Although they are trained to live in isolated spaces for long periods, astronauts are still human beings, and some human needs become difficult to ignore over time. Among these are emotional and sexual needs, and a solution for this may be found in erobots, an inventive new technology in the sexual doman. Researchers Simon Dubé (Concordia University) and Dave Anctil (Laval University) are pioneers in the field.
Erobotics: robotics in service of human sexuality
Sex toys have long existed as an aid for sexual satisfaction. According to the two researchers, however, the social dimensions of human sexuality cannot be satisfied by these objects. This is where ‘erobots' come in. The term is a combination of the words "erotic" and "robot," and refers to all robotic technologies developed around human sexuality. Examples of these are sex robots, erotic chatbots, and even virtual or augmented reality partners. They are intended to provide enough physical and/or emotional intimacy to calm astronauts' impulses and anxieties stemming from their isolation. Immersive and interactive experiences could even be made possible by combining erobots and sex toys. The researchers consider erobotics a potential entirely new field of study.

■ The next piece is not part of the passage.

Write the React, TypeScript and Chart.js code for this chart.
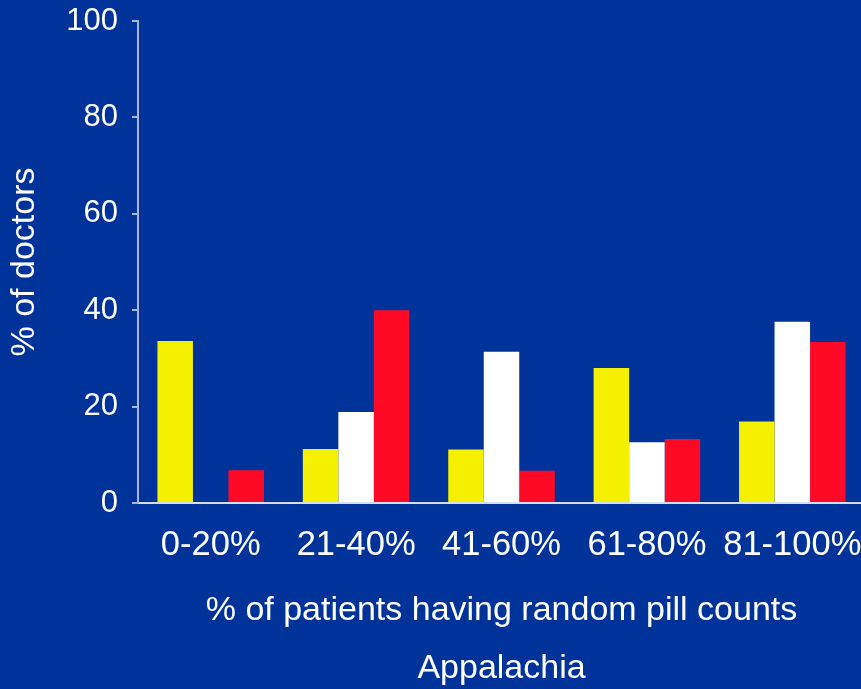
import { useEffect, useRef } from 'react';
import { Chart, registerables } from 'chart.js';

Chart.register(...registerables);

// Share of doctors by how often their patients get random pill counts
const categories = ['0-20%', '21-40%', '41-60%', '61-80%', '81-100%'];
const yellowValues = [33.6, 11.2, 11.1, 28.0, 16.9];
const whiteValues = [0, 18.9, 31.4, 12.6, 37.6];
const redValues = [6.8, 40.0, 6.7, 13.3, 33.4];
const yTicks = [0, 20, 40, 60, 80, 100];

const xTitle = ['% of patients having random pill counts', 'Appalachia'];
const yTitle = '% of doctors';

const FONT = "'Liberation Sans', Arial, Helvetica, sans-serif";
const BG = '#003399';
const AXIS = '#a9b6dc';

// Keep the plot area fixed: no extra room reserved for overhanging labels
const clearScalePadding = (scale: any) => {
  scale.paddingTop = 0;
  scale.paddingBottom = 0;
  scale.paddingLeft = 0;
  scale.paddingRight = 0;
};

export default function App() {
  const canvasRef = useRef<HTMLCanvasElement>(null);

  useEffect(() => {
    document.body.style.margin = '0';
    document.body.style.overflow = 'hidden';
    const canvas = canvasRef.current;
    if (!canvas) return;

    const chart = new Chart(canvas, {
      type: 'bar',
      data: {
        labels: categories,
        datasets: [
          { label: 'Yellow', data: yellowValues, backgroundColor: '#f5f000', borderWidth: 0 },
          { label: 'White', data: whiteValues, backgroundColor: '#ffffff', borderWidth: 0 },
          { label: 'Red', data: redValues, backgroundColor: '#ff0a26', borderWidth: 0 },
        ],
      },
      options: {
        animation: false,
        responsive: false,
        maintainAspectRatio: false,
        datasets: {
          bar: { barPercentage: 1, categoryPercentage: 0.7325 },
        },
        layout: { padding: { top: 21, left: 0, right: 0, bottom: 0 } },
        plugins: {
          legend: { display: false },
          tooltip: { enabled: false },
        },
        scales: {
          x: {
            grid: { display: false, drawTicks: true, tickLength: 25 },
            border: { display: true, color: '#d6ddef', width: 2 },
            ticks: {
              color: '#ffffff',
              font: { family: FONT, size: 34.5, lineHeight: 1 },
              padding: 0,
              maxRotation: 0,
              autoSkip: false,
            },
            title: {
              display: true,
              text: xTitle,
              color: '#ffffff',
              font: { family: FONT, size: 34, lineHeight: 58 / 34 },
              padding: { top: 0, bottom: -9 },
            },
            afterFit: (scale: any) => {
              scale.height = 186;
              clearScalePadding(scale);
            },
          },
          y: {
            min: 0,
            max: 100,
            afterBuildTicks: (scale: any) => {
              scale.ticks = yTicks.map((v) => ({ value: v }));
            },
            grid: {
              drawOnChartArea: false,
              drawTicks: true,
              tickLength: 6,
              color: AXIS,
              lineWidth: 2,
            },
            border: { display: true, color: AXIS, width: 2 },
            ticks: {
              color: '#ffffff',
              font: { family: FONT, size: 31, lineHeight: 1 },
              padding: 14,
            },
            title: {
              display: true,
              text: yTitle,
              color: '#ffffff',
              font: { family: FONT, size: 34, lineHeight: 1 },
              padding: { top: 8, bottom: 0 },
            },
            afterFit: (scale: any) => {
              scale.width = 138;
              clearScalePadding(scale);
            },
          },
        },
      },
    });

    return () => chart.destroy();
  }, []);

  return (
    <div
      style={{
        position: 'relative',
        width: 861,
        height: 689,
        overflow: 'hidden',
        background: BG,
      }}
    >
      <canvas
        ref={canvasRef}
        width={865}
        height={689}
        style={{ display: 'block', width: 865, height: 689 }}
      />
    </div>
  );
}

Emotional and sexual needs are far from trivial
When confronted with the many taboos surrounding sexuality, the researchers point to science, which has demonstrated that sexual and emotional needs are a fundamental part of human nature. These needs could even compromise a mission if they are not taken into account by space research. Simon Dubé and Dave Anctil argue that abstinence may not work for everyone and that erobotics are still the best solution to the question of human sexuality in space.
Necessary ethical considerations
Other researchers go further and are imagining further benefits which erobotics could provide. This interdisciplinary field could benefit the astronauts' overall health, for example by monitoring their vital statistics. Erobotics could also be used for education and research. No fewer than 18 scientists have examined these considerations in the MIT Press' publication "Robot Sex."